Однажды утром Халдина не пришла. Сказали, что умерла. Исчезла без следа, как многие добрые, добросовестные психиатрические труженики. Пусть поживёт она ещё немного хоть в этой крохе моих воспоминаний.
Из лекции Дамира
Профессор Алим Матвеевич Дамир рассказывал нам на третьем курсе о методической глубокой скользящей пальпации (прощупывании) органов брюшной полости по Образцову. Он неторопливо, глубоким голосом упомянул, что Василий Пармёнович Образцов прожил бурную жизнь, несколько раз дрался на дуэли и до 1917 года за вольнодумство был под надзором жандармов. Для меня тогда всё это было очень важно — и всё это записывал с наслаждением детски-понятными буквами в толстую тетрадь.

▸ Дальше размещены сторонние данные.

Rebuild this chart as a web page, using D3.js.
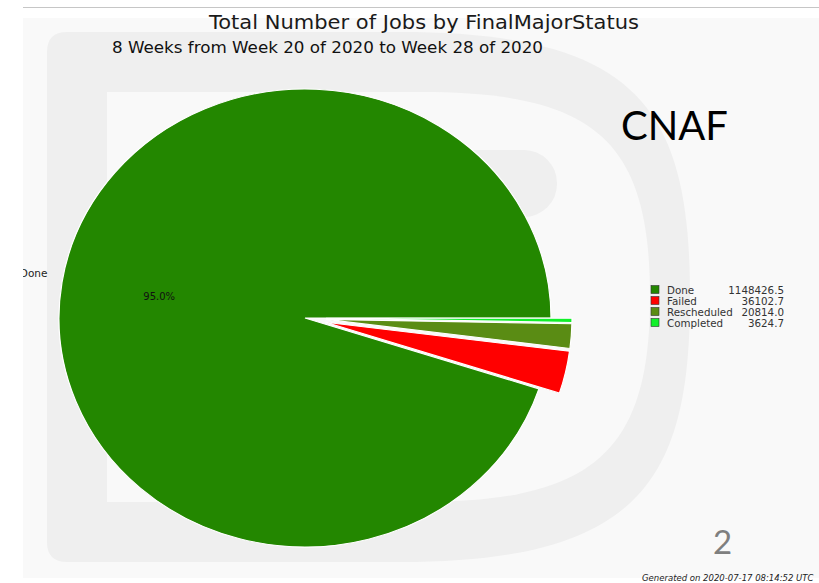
<!DOCTYPE html>
<html>
<head>
<meta charset="utf-8">
<script src="https://cdn.jsdelivr.net/npm/d3@7"></script>
<style>
  body { margin: 0; background: #fff; }
  svg { display: block; }
</style>
</head>
<body>
<svg id="chart" width="819" height="583"></svg>
<script>
// data
const categories = ["Done", "Failed", "Rescheduled", "Completed"];
const jobs = [1148426.5, 36102.7, 20814.0, 3624.7];
const sliceColors = ["#238700", "#ff0000", "#5a8c14", "#11f02a"];
const title = "Total Number of Jobs by FinalMajorStatus";
const subtitle = "8 Weeks from Week 20 of 2020 to Week 28 of 2020";
const siteName = "CNAF";
const pageNumber = "2";
const generated = "Generated on 2020-07-17 08:14:52 UTC";

let svg = d3.select("#chart");

// slide background and the big faded "D"
svg.append("line")
    .attr("x1", 23).attr("x2", 819).attr("y1", 7.5).attr("y2", 7.5)
    .attr("stroke", "#c6c6c6").attr("stroke-width", 1);

svg.append("clipPath").attr("id", "slide")
  .append("rect").attr("x", 23).attr("y", 18).attr("width", 796).attr("height", 560);

svg.append("rect")
    .attr("x", 23).attr("y", 18).attr("width", 796).attr("height", 560)
    .attr("fill", "#f9f9f9");

svg.append("path")
    .attr("fill", "#efefef")
    .attr("d", "M67,32 L400,32 C640,32 690,110 690,297 C690,480 640,562 400,562 L67,562 Q47,562 47,542 L47,52 Q47,32 67,32 Z");

svg.append("path")
    .attr("fill", "#f9f9f9")
    .attr("d", "M107,92 L420,92 C595,92 650,140 650,297 C650,450 595,502 420,502 L107,502 Z");

svg.append("rect")
    .attr("x", 380).attr("y", 150).attr("width", 177).attr("height", 67)
    .attr("rx", 33).attr("fill", "#efefef");

// titles
svg.append("text")
    .attr("x", 424).attr("y", 29)
    .attr("text-anchor", "middle")
    .attr("textLength", 430).attr("lengthAdjust", "spacingAndGlyphs")
    .style("font-family", "DejaVu Sans").style("font-size", "19.5px")
    .attr("fill", "#1a1a1a")
    .text(title);

svg.append("text")
    .attr("x", 112).attr("y", 52.5)
    .attr("textLength", 431).attr("lengthAdjust", "spacingAndGlyphs")
    .style("font-family", "DejaVu Sans").style("font-size", "16px")
    .attr("fill", "#111")
    .text(subtitle);

svg.append("text")
    .attr("x", 621).attr("y", 140)
    .style("font-family", "Lato").style("font-size", "40px")
    .attr("fill", "#000")
    .text(siteName);

svg.append("text")
    .attr("x", 713).attr("y", 554)
    .style("font-family", "Lato").style("font-size", "33px")
    .attr("fill", "#7f7f7f")
    .text(pageNumber);

svg.append("text")
    .attr("x", 642).attr("y", 581)
    .style("font-family", "DejaVu Sans").style("font-size", "8.5px")
    .style("font-style", "italic")
    .attr("fill", "#222")
    .text(generated);

// pie
let cx = 305, cy = 318, radius = 246, yStretch = 229 / 246;
let explodeOffset = 21;

let color = d3.scaleOrdinal().domain(categories).range(sliceColors);
let total = d3.sum(jobs);
let pct = d3.format(".1%");

let pie = d3.pie()
    .sort(null)
    .startAngle(Math.PI / 2)           // start at 3 o'clock
    .endAngle(Math.PI / 2 - 2 * Math.PI) // go counter-clockwise
    .value(d => d.value);

let slices = pie(categories.map((c, i) => ({ name: c, value: jobs[i] })));

let arc = d3.arc().innerRadius(0).outerRadius(radius);

let pieG = svg.append("g")
    .attr("transform", `translate(${cx},${cy}) scale(1,${yStretch})`);

pieG.selectAll("path")
    .data(slices)
    .join("path")
    .attr("d", arc)
    .attr("transform", (d, i) => {
        if (i === 0) return null;
        let mid = (d.startAngle + d.endAngle) / 2;
        return `translate(${explodeOffset * Math.sin(mid)},${-explodeOffset * Math.cos(mid)})`;
    })
    .attr("fill", d => color(d.data.name))
    .attr("stroke", "#fff")
    .attr("stroke-width", 1.2);

// label and percent for the big slice only
let big = slices[0];
let bigMid = (big.startAngle + big.endAngle) / 2;

svg.append("text")
    .attr("clip-path", "url(#slide)")
    .attr("x", cx + 1.06 * radius * Math.sin(bigMid))
    .attr("y", cy - 1.06 * radius * yStretch * Math.cos(bigMid) - 3)
    .attr("text-anchor", "end")
    .style("font-family", "DejaVu Sans").style("font-size", "10.5px")
    .attr("fill", "#222")
    .text(big.data.name);

svg.append("text")
    .attr("x", cx + 0.6 * radius * Math.sin(bigMid))
    .attr("y", cy - 0.6 * radius * yStretch * Math.cos(bigMid) + 3.5)
    .attr("text-anchor", "middle")
    .style("font-family", "DejaVu Sans").style("font-size", "10px")
    .attr("fill", "#111")
    .text(pct(big.value / total));

// legend
let legendY = d3.scaleBand().domain(categories).range([284, 328]);
let fmt = d3.format(".1f");

let legend = svg.append("g")
    .style("font-family", "DejaVu Sans").style("font-size", "10.3px")
    .attr("fill", "#333");

let rows = legend.selectAll("g")
    .data(categories)
    .join("g")
    .attr("transform", d => `translate(0,${legendY(d)})`);

rows.append("rect")
    .attr("x", 651).attr("y", 1.5)
    .attr("width", 8).attr("height", 8)
    .attr("fill", d => color(d))
    .attr("stroke", "#333").attr("stroke-width", 0.6);

rows.append("text")
    .attr("x", 667).attr("y", 9.5)
    .text(d => d);

rows.append("text")
    .attr("x", 784).attr("y", 9.5)
    .attr("text-anchor", "end")
    .text((d, i) => fmt(jobs[i]));
</script>
</body>
</html>
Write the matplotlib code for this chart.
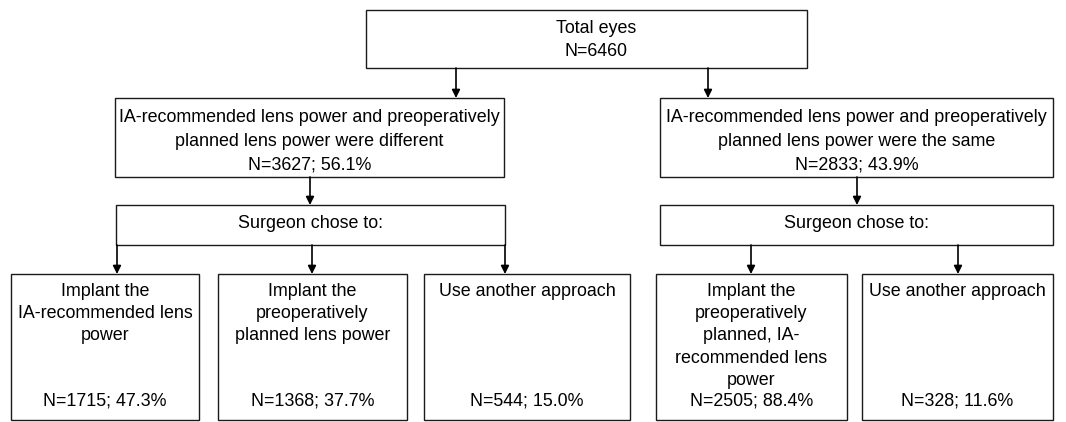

Теперь смотрю на портрет печально-сангвинического Образцова с широким лицом и короткой бородой в Медицинской энциклопедии и понимаю всё отчетливее, что старый Дамир читал нам лекции объемно-густо, характерологически — в том смысле, что особенности открытий, манера работы врача-учёного выходили понятно из особенностей его характера. У таких печально-бурных, энергичных, практичных в высоком смысле сангвиников, как Образцов, обычно замечательно подробное и тонкое чувство в пальцах, мягкая ловкость прощупывающих, например, желудок, рук, тонкий слух для прослушивания сердечных тонов, хмурая доброта к больному. И всё это ещё яснее видится сквозь дуэли и жандармов. Мне кажется, что я тогда, третьекурсником, уже чувствовал на лекциях эти связи.